Another GP here.
12 hour day yesterday, mostly (>60%) speaking to people having mental health crises, yet still expected to deal with it all in 10 minute intervals. I was absolutely exhausted by 2pm, and then carried on for another 6 hours. I stopped when I could no longer focus on the computer screen, not because the work was done.
I'm lucky to have great colleagues, and I want to be able to provide a good service for our patients, but I've already burned out (in another, chronically understaffed, practice pre-pandemic), and I can feel myself sliding back into that feeling. I'm back to waking up at 4am every morning, worrying about what I've missed/ done wrong due to the overwhelming amount of work. We're all struggling with the ongoing tsunami of (appropriate) healthcare demand.
I am sick to death of hearing 'GPs aren't seeing anyone' (especially from hospital staff who should really bloody know better) when I'm making 150-200 clinical decisions per day (telephone, F2F, e-consults, non-routine prescription requests, abnormal blood results, other staff's queries). All the straightforward/routine stuff is dealt with by ANPs/Pharmacists/ Practice Nurses, so the cases I see are largely really complicated or potentially serious.
I would love to see more than the 40-50% F2F I'm currently seeing, as I find it much easier to clinically assess in person, but there simply isn't space in the building to socially distance with any more patients.
Our practice took 14,000 incoming calls in March '21. We have approximately 20,000 registered patients. There was a 4-6 hour call queue at some points. Many of these patients are genuinely very unwell, and waiting lists for everything, from surgery, to physio, to mental health services, are so long as to make referrals meaningless. On top of this, hospitals are pushing a lot of un-funded work into primary care, lots of 'can the GP please...' in the discharge or clinic letter, particularly when outpatient clinics are happening by phone. When we say that the workload in general practice is unmanageable, this is what we mean.

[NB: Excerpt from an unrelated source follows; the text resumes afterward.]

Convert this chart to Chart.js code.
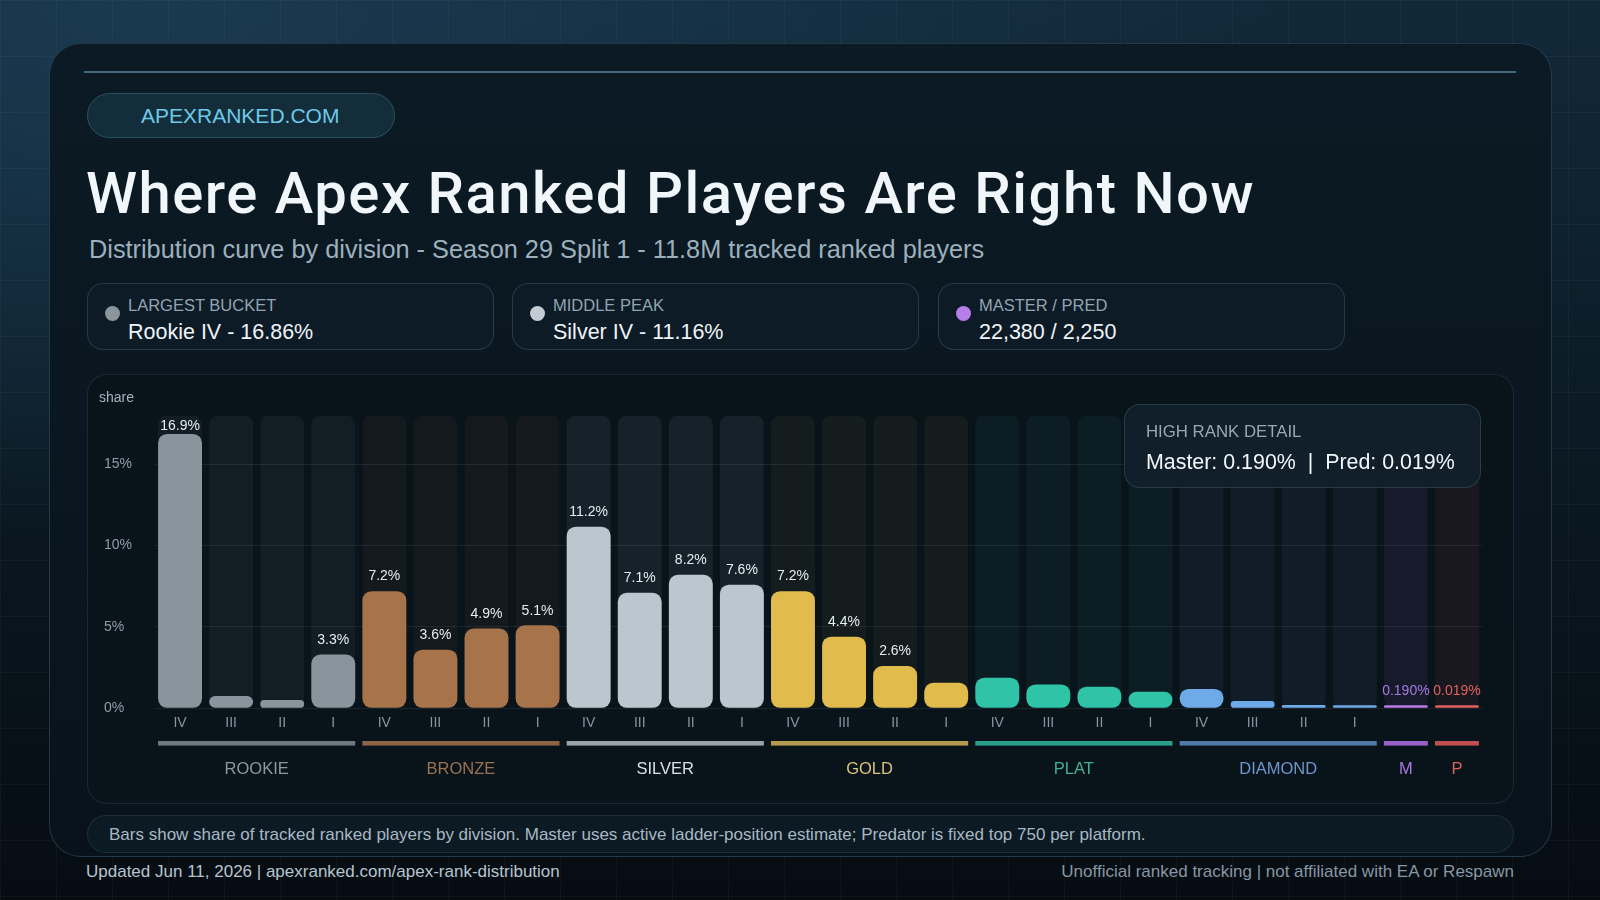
<!DOCTYPE html>
<html>
<head>
<meta charset="utf-8">
<script src="https://cdn.jsdelivr.net/npm/chart.js@4.4.1/dist/chart.umd.min.js"></script>
<style>
  html, body { margin: 0; padding: 0; }
  body {
    width: 1600px; height: 900px; overflow: hidden; position: relative;
    font-family: "Liberation Sans", Arial, sans-serif;
    background:
      linear-gradient(rgba(255,255,255,0.035) 1px, transparent 1px),
      linear-gradient(90deg, rgba(255,255,255,0.035) 1px, transparent 1px),
      radial-gradient(ellipse 70% 60% at 10% 0%, #1a3a50 0%, rgba(26,58,80,0) 100%),
      linear-gradient(180deg, #12293a 0%, #0a1821 55%, #060c12 100%);
    background-size: 56px 56px, 56px 56px, 100% 100%, 100% 100%;
  }
  .abs { position: absolute; }
  .card {
    left: 49px; top: 43px; width: 1503px; height: 814px; box-sizing: border-box;
    border-radius: 32px; border: 1.5px solid rgba(100,150,180,0.28);
    background: linear-gradient(180deg, #0b1a24 0%, #0a161f 60%, #08121a 100%);
  }
  .topline { left: 84px; top: 71px; width: 1432px; height: 2px; background: #46697c; }
  .pill {
    left: 87px; top: 93px; width: 308px; height: 45px; box-sizing: border-box;
    border-radius: 23px; border: 1px solid #2c5060; background: #132e3a;
    color: #6ec9ea; font-size: 21px; line-height: 43px; padding-left: 53px;
  }
  .title {
    left: 86px; top: 164px; font-family: Roboto, sans-serif; font-weight: 500;
    font-size: 58px; line-height: 58px; color: #f0f6fa; white-space: nowrap;
  }
  .subtitle { left: 89px; top: 237px; font-size: 25.3px; line-height: 25.3px; color: #9cb0bd; white-space: nowrap; }
  .stat {
    top: 283px; width: 407px; height: 67px; box-sizing: border-box;
    border-radius: 16px; border: 1px solid rgba(120,160,190,0.24); background: #0d1b26;
  }
  .dot { position: absolute; left: 17px; top: 22px; width: 15px; height: 15px; border-radius: 50%; }
  .slabel { position: absolute; left: 40px; top: 13px; font-size: 16.5px; line-height: 16.5px; color: #93a5b1; white-space: nowrap; }
  .svalue { position: absolute; left: 40px; top: 38px; font-size: 21.5px; line-height: 21.5px; color: #eef4f7; white-space: nowrap; }
  .panel {
    left: 87px; top: 374px; width: 1427px; height: 430px; box-sizing: border-box;
    border-radius: 20px; border: 1px solid rgba(100,140,170,0.18); background: #09131a;
  }
  #chartWrap { left: 87px; top: 374px; width: 1427px; height: 430px; }
  .share { left: 99px; top: 390px; font-size: 14px; line-height: 14px; color: #a5b4be; }
  .hr {
    left: 1124px; top: 404px; width: 357px; height: 84px; box-sizing: border-box;
    border-radius: 16px; border: 1px solid rgba(110,150,180,0.25); background: rgba(17,31,43,0.96);
  }
  .hrl { position: absolute; left: 21px; top: 19px; font-size: 16.8px; line-height: 16.8px; color: #95a8b5; white-space: nowrap; }
  .hrv { position: absolute; left: 21px; top: 47px; font-size: 21.4px; line-height: 21.4px; color: #f2f7fa; white-space: pre; }
  .note {
    left: 87px; top: 815px; width: 1427px; height: 38px; box-sizing: border-box;
    border-radius: 19px; border: 1px solid rgba(100,140,170,0.18); background: #0c1a24;
  }
  .notet { left: 109px; top: 826px; font-size: 17px; line-height: 17px; color: #a8b8c3; white-space: nowrap; }
  .foot { top: 863px; font-size: 17px; line-height: 17px; white-space: nowrap; }
</style>
</head>
<body>
<div class="abs card"></div>
<div class="abs topline"></div>
<div class="abs pill">APEXRANKED.COM</div>
<div class="abs title" id="title">Where Apex Ranked Players Are Right Now</div>
<div class="abs subtitle">Distribution curve by division - Season 29 Split 1 - 11.8M tracked ranked players</div>

<div class="abs stat" style="left:87px"><div class="dot" style="background:#8a959c"></div><div class="slabel">LARGEST BUCKET</div><div class="svalue">Rookie IV - 16.86%</div></div>
<div class="abs stat" style="left:512px"><div class="dot" style="background:#c3ccd3"></div><div class="slabel">MIDDLE PEAK</div><div class="svalue">Silver IV - 11.16%</div></div>
<div class="abs stat" style="left:938px"><div class="dot" style="background:#b77ee9"></div><div class="slabel">MASTER / PRED</div><div class="svalue">22,380 / 2,250</div></div>

<div class="abs panel"></div>
<div class="abs" id="chartWrap"><canvas id="c" width="1427" height="430"></canvas></div>
<div class="abs share">share</div>
<div class="abs hr"><div class="hrl">HIGH RANK DETAIL</div><div class="hrv">Master: 0.190%  |  Pred: 0.019%</div></div>

<div class="abs note"></div>
<div class="abs notet">Bars show share of tracked ranked players by division. Master uses active ladder-position estimate; Predator is fixed top 750 per platform.</div>
<div class="abs foot" style="left:86px;color:#b7c5cf">Updated Jun 11, 2026 | apexranked.com/apex-rank-distribution</div>
<div class="abs foot" style="right:86px;color:#8797a3">Unofficial ranked tracking | not affiliated with EA or Respawn</div>

<script>
// ---- data ----
const tiers = ['ROOKIE', 'BRONZE', 'SILVER', 'GOLD', 'PLAT', 'DIAMOND', 'M', 'P'];
const divisions = ['IV','III','II','I', 'IV','III','II','I', 'IV','III','II','I', 'IV','III','II','I', 'IV','III','II','I', 'IV','III','II','I', '', ''];
const barTier = ['ROOKIE','ROOKIE','ROOKIE','ROOKIE', 'BRONZE','BRONZE','BRONZE','BRONZE', 'SILVER','SILVER','SILVER','SILVER', 'GOLD','GOLD','GOLD','GOLD', 'PLAT','PLAT','PLAT','PLAT', 'DIAMOND','DIAMOND','DIAMOND','DIAMOND', 'M', 'P'];
const shares = [16.86, 0.76, 0.51, 3.3, 7.2, 3.6, 4.9, 5.1, 11.16, 7.1, 8.2, 7.6, 7.2, 4.4, 2.6, 1.57, 1.88, 1.47, 1.33, 1.02, 1.19, 0.45, 0.2, 0.14, 0.19, 0.019];
const yTicks = [0, 5, 10, 15];
const yMax = 18;
const labelMin = 2.5;

// ---- styles ----
const barColors = {ROOKIE:'#89949c', BRONZE:'#a7734a', SILVER:'#bcc6ce', GOLD:'#e1bc4d', PLAT:'#2fc3a7', DIAMOND:'#6ea9e8', M:'#b67ce8', P:'#e0605e'};
const trackColors = {ROOKIE:'rgba(140,150,160,0.08)', BRONZE:'rgba(170,120,80,0.07)', SILVER:'rgba(160,185,210,0.09)', GOLD:'rgba(200,180,90,0.06)', PLAT:'rgba(60,190,170,0.07)', DIAMOND:'rgba(110,160,230,0.07)', M:'rgba(180,120,240,0.08)', P:'rgba(230,90,100,0.08)'};
const lineColors = {ROOKIE:'#6e7880', BRONZE:'#8c6444', SILVER:'#9aa4ad', GOLD:'#b59b52', PLAT:'#2aa08c', DIAMOND:'#5078aa', M:'#9660c8', P:'#c05050'};
const textColors = {ROOKIE:'#8c979f', BRONZE:'#9a7252', SILVER:'#d9e0e5', GOLD:'#dcc47e', PLAT:'#43b09a', DIAMOND:'#6e96cc', M:'#a878e0', P:'#e06262'};
const FONT = '"Liberation Sans", Arial, sans-serif';

// fit title width
(function(){
  const t = document.getElementById('title');
  const m = document.createElement('canvas').getContext('2d');
  m.font = '500 58px Roboto';
  const w = m.measureText(t.textContent).width;
  t.style.letterSpacing = ((1169 - w) / t.textContent.length) + 'px';
})();

const overlay = {
  id: 'overlay',
  afterDatasetsDraw(chart) {
    const {ctx, chartArea} = chart;
    const meta = chart.getDatasetMeta(0);
    ctx.save();
    ctx.textAlign = 'center';
    ctx.textBaseline = 'middle';
    meta.data.forEach((el, i) => {
      const t = barTier[i], v = shares[i];
      const high = (t === 'M' || t === 'P');
      if (!high && v < labelMin) return;
      ctx.font = '14px ' + FONT;
      ctx.fillStyle = high ? textColors[t] : '#e6edf2';
      const y = Math.max(el.y - 14.5, chartArea.top + 10.5);
      ctx.fillText(high ? v.toFixed(3) + '%' : v.toFixed(1) + '%', el.x, y);
    });
    tiers.forEach(t => {
      const idx = barTier.map((b, i) => b === t ? i : -1).filter(i => i >= 0);
      const a = meta.data[idx[0]], b = meta.data[idx[idx.length - 1]];
      const x0 = a.x - a.width / 2, x1 = b.x + b.width / 2;
      ctx.fillStyle = lineColors[t];
      ctx.fillRect(x0, chartArea.bottom + 32.7, x1 - x0, 4.6);
      ctx.fillStyle = textColors[t];
      ctx.font = '16.5px ' + FONT;
      ctx.fillText(t, (x0 + x1) / 2, chartArea.bottom + 61);
    });
    ctx.restore();
  }
};

new Chart(document.getElementById('c'), {
  type: 'bar',
  data: {
    labels: divisions,
    datasets: [
      {
        label: 'share', data: shares,
        backgroundColor: barTier.map(t => barColors[t]),
        borderRadius: 9, borderSkipped: false, minBarLength: 3,
        barPercentage: 0.86, categoryPercentage: 1, grouped: false, order: 1
      },
      {
        label: 'track', data: shares.map(() => yMax),
        backgroundColor: barTier.map(t => trackColors[t]),
        borderRadius: 9, borderSkipped: false,
        barPercentage: 0.86, categoryPercentage: 1, grouped: false, order: 2
      }
    ]
  },
  options: {
    responsive: false, animation: false,
    layout: { padding: { left: 17, right: 31.5, top: 41.4, bottom: 0 } },
    plugins: { legend: { display: false }, tooltip: { enabled: false } },
    scales: {
      x: {
        grid: { display: false, drawTicks: false }, border: { display: false },
        ticks: { color: '#8696a2', font: { size: 14, family: FONT }, padding: 6, maxRotation: 0, autoSkip: false },
        afterFit: s => { s.height = 95.7; }
      },
      y: {
        min: 0, max: yMax,
        grid: { color: 'rgba(255,255,255,0.075)', drawTicks: false }, border: { display: false },
        afterBuildTicks: s => { s.ticks = yTicks.map(v => ({ value: v })); },
        ticks: { color: '#8e9faa', font: { size: 14, family: FONT }, crossAlign: 'far', padding: 0, callback: v => v + '%' },
        afterFit: s => { s.width = 50.5; }
      }
    }
  },
  plugins: [overlay]
});
</script>
</body>
</html>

I also do shifts as a primary care Dr in a city centre A&E. It's very busy, but nowhere near as complex, or as clinically risky, as a GP day. When GPs direct people to A&E after a telephone call, it's because we simply cannot see all of them, so we have to manage the clinical risk as best we can, by sending in the people who are going to need intervention in order to find out the problem. Remember that we have no same day bloods/imaging, and it's very easy to say there wasn't much wrong with a patient once you've got normal bloods and XRs, and have observed them for a couple of hours. For every person that we send in, there are dozens more that we are dealing with in the community. People also often lie about having spoken to their GP, or exaggerate their symptoms on the phone so that they're dealt with quicker. We can't be held responsible for this.
General Practice has been underfunded, understaffed and haemorrhaging clinicians for over a decade now. We get the same money as A&E gets for two patient attendances, to provide unlimited access to a patient for a whole year. The average number of GP consultations (pre-pandemic) per person per year in England was 6. In our practice (deprived area) it was 7.5. That's actual consultations, so not counting all the background admin, prescribing, dealing with correspondence etc.
Anyway, I'm ranting now, so will stop. Suffice to say, the GP bashing from all sides is affecting morale in the face of overwhelming workload, and we will lose even more GPs before this is over.